Artinya, Otonomi khsus sebagai solusi kesejahteraan, pembangunan dan penyelesaiaan beragam dinamika persoalan yang sudah dan sedang dihadapi oleh OAP itu tidak menjawab secara utuh dan menyeluruh. Otsus hanya dinikmati oleh hanya segelintir orang yang berkepentingan (Para elit Politik). Akibatnya, Orang Papua terus termarjinal (Tersingkirkan), dan menderita hingga kini (Sekarang) di atas tanah warisan leluhur bangsa Papua yang kaya akan susuh dan maduh, Papua.
Mengapa Rakyat Papua Menolak Otsus Jilid II?
Banyak pihak juga menilainya bahwa implementasi (Penerapan) UU No 21 Tahun 2001 tentang Otsus Plus di seluruh tanah Papua telah gagal total mensejahterakan dan membahagiaan kehidupan bagi OAP di atas tanah Papua.
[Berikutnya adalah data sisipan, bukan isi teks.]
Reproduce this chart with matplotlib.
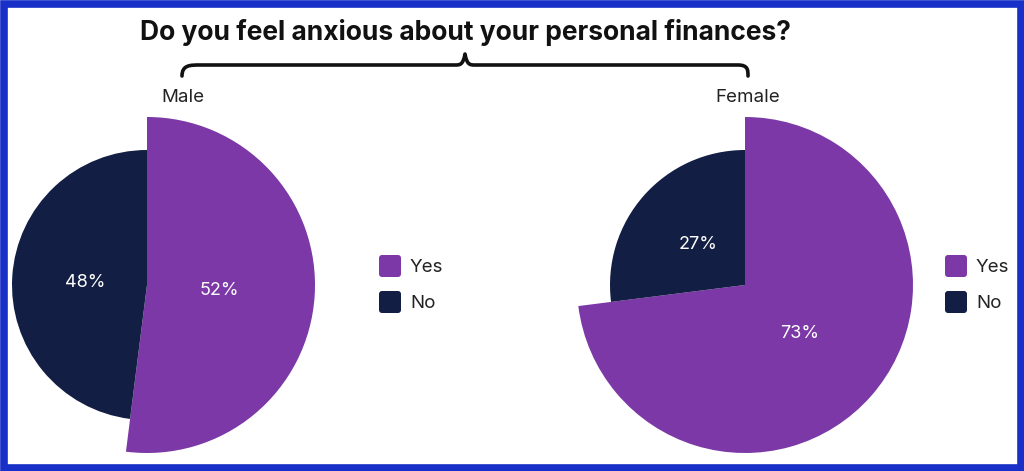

Implementasi Otsus di tanah Papua, justru melahirkan beragam konflik (Masalah) dalam beragam dinamika persoalan hidup mendasar dalam kehidupan OAP di tanah Papua. Diantaranya, seperti yang terjadi dalam bidang pendidikan, Kesehatan, Ekonomi, Budaya, Sosial Politik dan penyelesaiaan pelanggaran HAM di tanah Papua. Singkatnya, Otsus dianggap sebagai sebuah malapetaka dan bukan sebagai solusi atas kesehahteraan hidup OAP di tanah Papua.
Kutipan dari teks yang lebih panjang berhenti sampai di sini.